Called to be your new pastor, having responded to the call of God by the hand of this congregation I am here to be in ministry with you.
Today I
stand before you as your pastor, servant, and friend, and I call you to be in
ministry with me. For the
Call and response. Response and called again. This is how the church works. This is who we are. Today we are called by these words in Acts, by this story of two changed disciples, to ask precisely who we are and what it is that God intends for us to become. How is it that God is going to change each of us?
It is clear to me after nearly a decade of theological study and five years of ordained pastoral experience that most people come to church because they have been somehow blinded by Jesus – either blinded by his grace or blinded by his influence. But blinded we are, so much so that most of time we have difficulty seeing Jesus at all.
But don’t miss it – the thrust of this story is that Lord willing, and Paul responding, the blindness, the debilitation is not the final word. Yes, it is the beginning, but it is not the end. God doesn’t let Paul be a second or third class disciple, debilitated and full of pity for his losses. God doesn’t want us blinded – blinded literally or figuratively by our sin, our shortcomings, our need, our want, our anger, our whatever. God wants us to see and see clearly in order that we might be His people, His servants, the sheep of His pasture. God, by calling us to service in the name of Jesus Christ, calls us to see.
And the good and greater news is that minute we achieve and fulfill the callings of God, God is going to call us again for the harvest is great and the workers are few and there is much to be done in the way of feeding the sheep around us who go forgotten, neglected, and ignored.
Call and response. Response and called again. If I may be so bold as to proclaim my agenda as your new pastor it would be simple this: that Howard Memorial be a place of callers and responders, a place where it might be said that over there on St. James Street is a bunch, a whole big bunch, of first-class Presbyterian disciples, that we would we a place where every servant is appreciated and any necessary service is done. A place where every Paul, and every Ananias, every Ruth and every Esther might come and blinded by Jesus, restored to sight in his name, and called forth into the world a disciple tried and true.
Call and response. Response and called again.
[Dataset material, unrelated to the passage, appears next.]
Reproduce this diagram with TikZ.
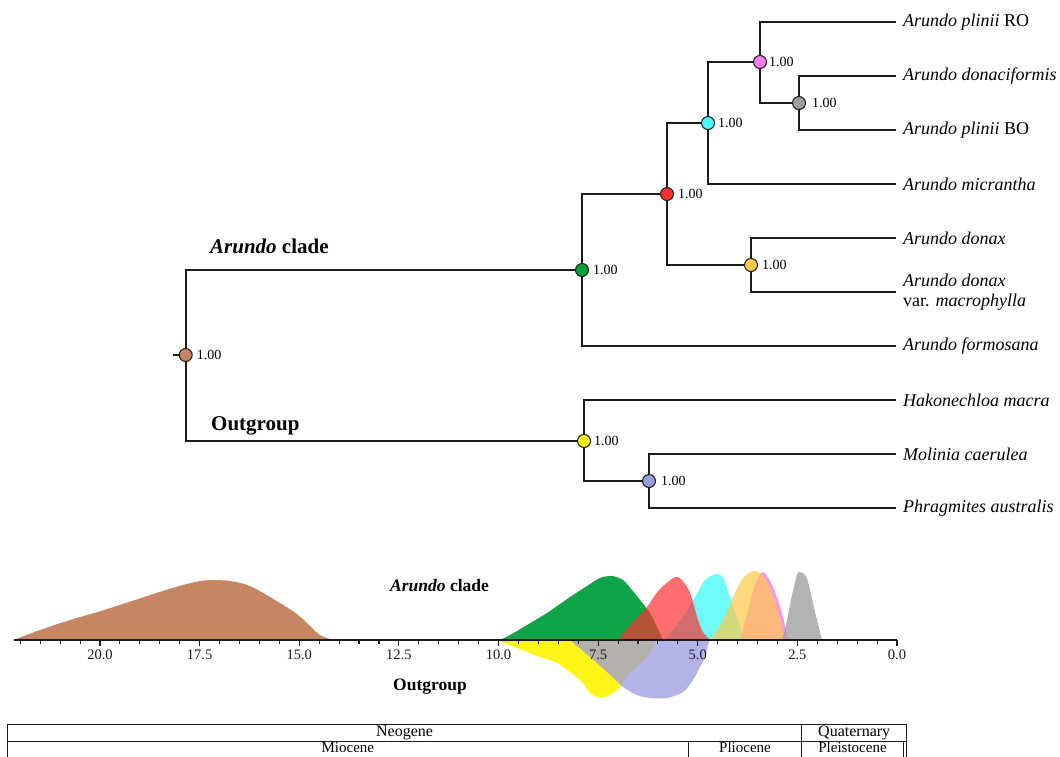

That is how the church works. It is how we are, and Lord willing, it is how we will be known in our community.
VI.
As Presbyterians, we affirm the priesthood of all believers. We affirm the belief that each of us, young and old, youth and adult, child and octogenarian has a service of God to fulfill. Today we are called as partners in that service, for if God could use Paul surely he can use each of us, those who love his church instead of persecute it.
And when we are serving let us take a page from the jamboree coaches, and from Paul’s first sermon, recorded at Acts 9:20. The church does not have to be complicated. We don’t have to tell all there is the first time we speak, we don’t have to wow others with our knowledge or our learning, we don’t have to call every play in the play book – we only have to follow Paul’s example and tell them the truth about Jesus – “He is the Son of God.” And thanks to God that we such good news to tell.